* **GIVEN REQUEST**
Beginning with the opening line of the entries, return every line through the one containing "(0,0) rectangle (982,576);", both included, and nothing else. Omit pictures.
** start EXCERPTED RECORDS **
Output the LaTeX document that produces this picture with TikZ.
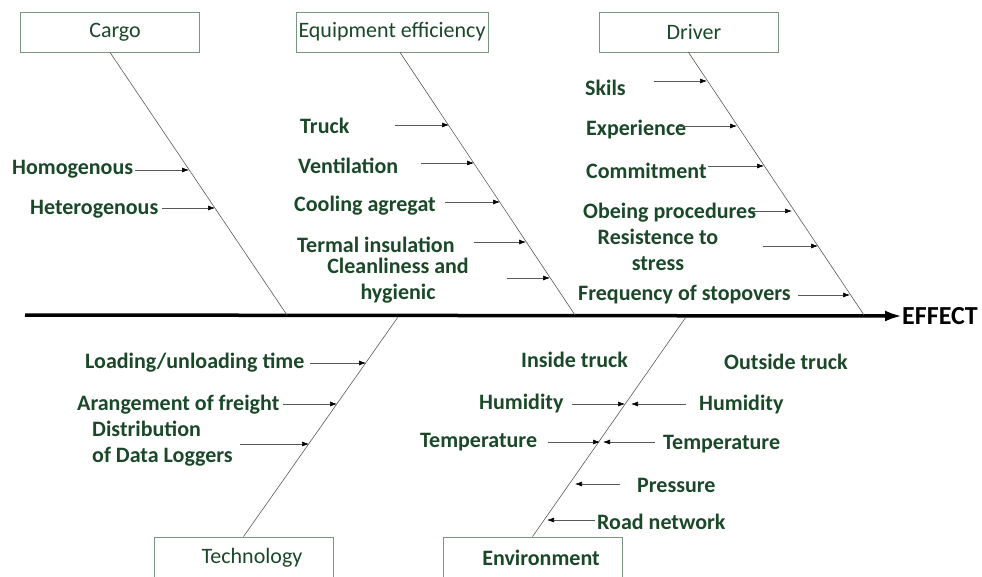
\documentclass[tikz,border=0pt]{standalone}
\usepackage{fontspec}
\setmainfont{Carlito}
\usepackage{tikz}
\usetikzlibrary{arrows.meta,positioning}
\definecolor{leafgreen}{RGB}{26,72,40}
\definecolor{boxline}{RGB}{120,150,130}
\tikzset{
  catbox/.style={draw=boxline, line width=0.8pt, minimum width=179pt, minimum height=40pt, inner sep=0pt, text=leafgreen, font=\fontsize{22}{26}\selectfont},
  lbl/.style={text=leafgreen, inner sep=0pt, yshift=-1.5pt, font=\bfseries\fontsize{22}{26}\selectfont},
  bone/.style={draw=black!65, line width=0.6pt},
  cause/.style={draw=black!65, line width=0.6pt, -{Latex[length=7pt,width=5pt,color=black]}},
  spine/.style={draw=black, line width=3.5pt, -{Latex[length=17pt,width=11pt]}}
}

\begin{document}
\begin{tikzpicture}[x=1pt,y=-1pt]
\useasboundingbox (0,0) rectangle (982,576);

% the category boxes
\node[catbox] (cargo) at (110,32) {\hspace*{10pt}Cargo};
\node[catbox, minimum width=192pt] (equip) at (392,32) {Equipment efficiency};
\node[catbox] (driver) at (688.5,32) {\hspace*{11pt}Driver};
\node[catbox, minimum height=41pt] (techno) at (243.5,557.5) {\hspace*{17pt}Technology};
\node[catbox, minimum height=41pt, font=\bfseries\fontsize{22}{26}\selectfont] (envir) at (532.5,557.5) {\hspace*{17pt}Environment};

% the spine
\coordinate (tail) at (25,315);
\node[anchor=west, inner sep=0pt, font=\bfseries\fontsize{26}{30}\selectfont] (effect) at (902,316) {EFFECT};
\draw[spine] (tail) -- (effect.west);

% the bones, edit here for where they meet the spine
\coordinate (cargo-root) at (287,315);
\coordinate (equip-root) at (575,315);
\coordinate (driver-root) at (864,315);
\coordinate (techno-root) at (398,317);
\coordinate (envir-root) at (686,317);
\draw[bone] (cargo.south) -- (cargo-root);
\draw[bone] ([xshift=8pt]equip.south) -- (equip-root);
\draw[bone] (driver.south) -- (driver-root);
\draw[bone] (techno-root) -- (techno.north);
\draw[bone] (envir-root) -- (envir.north);

% the causes
\node[lbl, anchor=west] (homo) at (12,168) {Homogenous};
\node[lbl, anchor=west] (hetero) at (30,208) {Heterogenous};
\node[lbl, anchor=west] (truck) at (300,124) {Truck};
\node[lbl, anchor=west] (vent) at (298,164) {Ventilation};
\node[lbl, anchor=west] (cool) at (294,204) {Cooling agregat};
\node[lbl, anchor=west] (term) at (297,243) {Termal insulation};
\node[lbl, align=center] (clean) at (398,279) {Cleanliness and\\hygienic};
\node[lbl, anchor=west] (skils) at (585,86) {Skils};
\node[lbl, anchor=west] (exper) at (586,128) {Experience};
\node[lbl, anchor=west] (commit) at (586,169) {Commitment};
\node[lbl, anchor=west] (obey) at (583,211) {Obeing procedures};
\node[lbl, align=center] (stress) at (658,248) {Resistence to\\stress};
\node[lbl, anchor=west] (stops) at (578,293) {Frequency of stopovers};
\node[lbl, anchor=west] (load) at (85,361) {Loading/unloading time};
\node[lbl, anchor=west] (arrange) at (77,403) {Arangement of freight};
\node[lbl, anchor=west] (logger) at (92,443) {\begin{tabular}{@{}l@{}}Distribution\\of Data Loggers\end{tabular}};
\node[lbl, anchor=west] (inside) at (521,358) {Inside truck};
\node[lbl, anchor=west] (outside) at (724,360) {Outside truck};
\node[lbl, anchor=west] (humin) at (479,402) {Humidity};
\node[lbl, anchor=west] (humout) at (699,403) {Humidity};
\node[lbl, anchor=west] (tempin) at (420,441) {Temperature};
\node[lbl, anchor=west] (tempout) at (663,443) {Temperature};
\node[lbl, anchor=west] (press) at (637,484) {Pressure};
\node[lbl, anchor=west] (road) at (597,520) {Road network};

% edit here for the small arrows
\foreach \nm/\xa/\xb/\yy in {homo/135/189/170, hetero/162/215/208,
  truck/395/449/125, vent/421/474/163, cool/445/500/202, term/474/526/242, clean/507/550/278,
  skils/654/707/81, exper/680/737/126, commit/708/764/166, obey/752/792/211, stress/763/818/246, stops/798/850/295,
  load/310/366/363, arrange/283/337/404, logger/240/309/444,
  humin/572/625/404, humout/686/631/404, tempin/548/600/442, tempout/655/603/442,
  press/620/575/484, road/595/547/520}
{
\coordinate (\nm-tail) at (\xa,\yy);
\coordinate (\nm-tip) at (\xb,\yy);
\draw[cause] (\nm-tail) -- (\nm-tip);
}
\end{tikzpicture}
\end{document}
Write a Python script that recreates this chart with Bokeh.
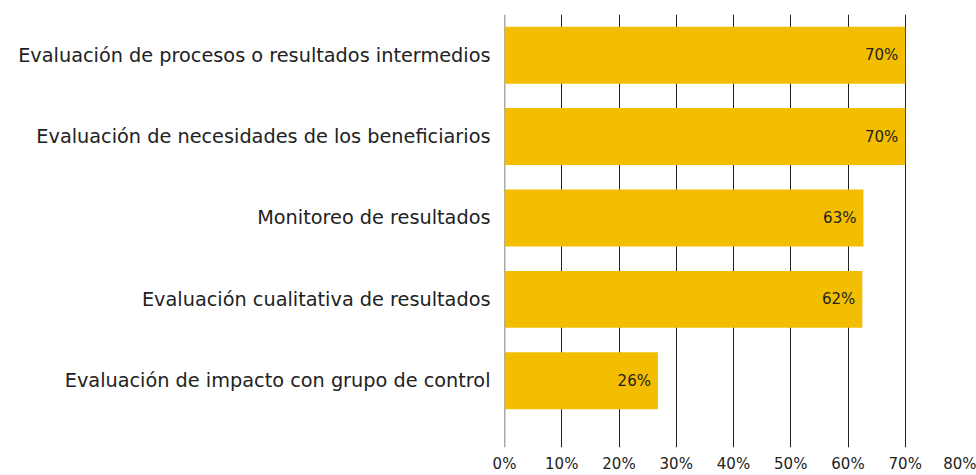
from bokeh.plotting import figure
from bokeh.models import ColumnDataSource, Range1d, FixedTicker, Span
from bokeh.core.properties import value
from bokeh.embed import file_html
from bokeh.resources import INLINE

categories = [
    "Evaluación de procesos o resultados intermedios",
    "Evaluación de necesidades de los beneficiarios",
    "Monitoreo de resultados",
    "Evaluación cualitativa de resultados",
    "Evaluación de impacto con grupo de control",
]
values = [70, 70, 62.7, 62.5, 26.8]
bar_labels = ["70%", "70%", "63%", "62%", "26%"]
x_ticks = [0, 10, 20, 30, 40, 50, 60, 70, 80]
x_tick_labels = ["0%", "10%", "20%", "30%", "40%", "50%", "60%", "70%", "80%"]

FONT = "DejaVu Sans"
n = len(categories)
ypos = [n - i for i in range(n)]

src = ColumnDataSource(dict(y=ypos, v=values, lab=bar_labels, cat=categories))

p = figure(width=976, height=475, output_backend="svg", toolbar_location=None,
           x_range=Range1d(0, 80), y_range=Range1d(0.18, n + 0.5),
           min_border_left=504, min_border_right=14, min_border_top=14,
           min_border_bottom=22)
p.outline_line_color = None
p.background_fill_color = "white"
p.border_fill_color = "white"

p.add_layout(Span(location=0, dimension="height", line_color="#555555",
                  line_width=1.5, level="underlay"))

p.hbar(y="y", right="v", left=0, height=0.7, source=src,
       fill_color="#F3BE00", line_color=None)
p.text(x="v", y="y", text="lab", source=src, x_offset=-7,
       text_align="right", text_baseline="middle",
       text_font=value(FONT), text_font_size="15px", text_color="#222222")

# x axis
p.xaxis.ticker = FixedTicker(ticks=x_ticks)
p.xaxis.major_label_overrides = {t: l for t, l in zip(x_ticks, x_tick_labels)}
p.xaxis.axis_line_color = None
p.xaxis.major_tick_line_color = None
p.xaxis.minor_tick_line_color = None
p.xaxis.major_label_standoff = 1
p.xaxis.major_label_text_font = FONT
p.xaxis.major_label_text_font_size = "15px"
p.xaxis.major_label_text_line_height = 1.0
p.xaxis.major_label_text_color = "#222222"

# y axis
p.yaxis.ticker = FixedTicker(ticks=ypos)
p.yaxis.major_label_overrides = {y: c for y, c in zip(ypos, categories)}
p.yaxis.axis_line_color = None
p.yaxis.major_tick_line_color = None
p.yaxis.minor_tick_line_color = None
p.yaxis.major_label_standoff = 8
p.yaxis.major_label_text_font = FONT
p.yaxis.major_label_text_font_size = "19.3px"
p.yaxis.major_label_text_color = "#222222"

p.xgrid.ticker = FixedTicker(ticks=x_ticks)
p.xgrid.grid_line_color = "#222222"
p.xgrid.grid_line_width = 1
p.ygrid.grid_line_color = None

open("out.html", "w").write(file_html(p, INLINE))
** end EXCERPTED RECORDS **
* **THE RESULT**
Output the LaTeX document that produces this picture with TikZ.
\documentclass[tikz,border=0pt]{standalone}
\usepackage{fontspec}
\setmainfont{Carlito}
\usepackage{tikz}
\usetikzlibrary{arrows.meta,positioning}
\definecolor{leafgreen}{RGB}{26,72,40}
\definecolor{boxline}{RGB}{120,150,130}
\tikzset{
  catbox/.style={draw=boxline, line width=0.8pt, minimum width=179pt, minimum height=40pt, inner sep=0pt, text=leafgreen, font=\fontsize{22}{26}\selectfont},
  lbl/.style={text=leafgreen, inner sep=0pt, yshift=-1.5pt, font=\bfseries\fontsize{22}{26}\selectfont},
  bone/.style={draw=black!65, line width=0.6pt},
  cause/.style={draw=black!65, line width=0.6pt, -{Latex[length=7pt,width=5pt,color=black]}},
  spine/.style={draw=black, line width=3.5pt, -{Latex[length=17pt,width=11pt]}}
}

\begin{document}
\begin{tikzpicture}[x=1pt,y=-1pt]
\useasboundingbox (0,0) rectangle (982,576);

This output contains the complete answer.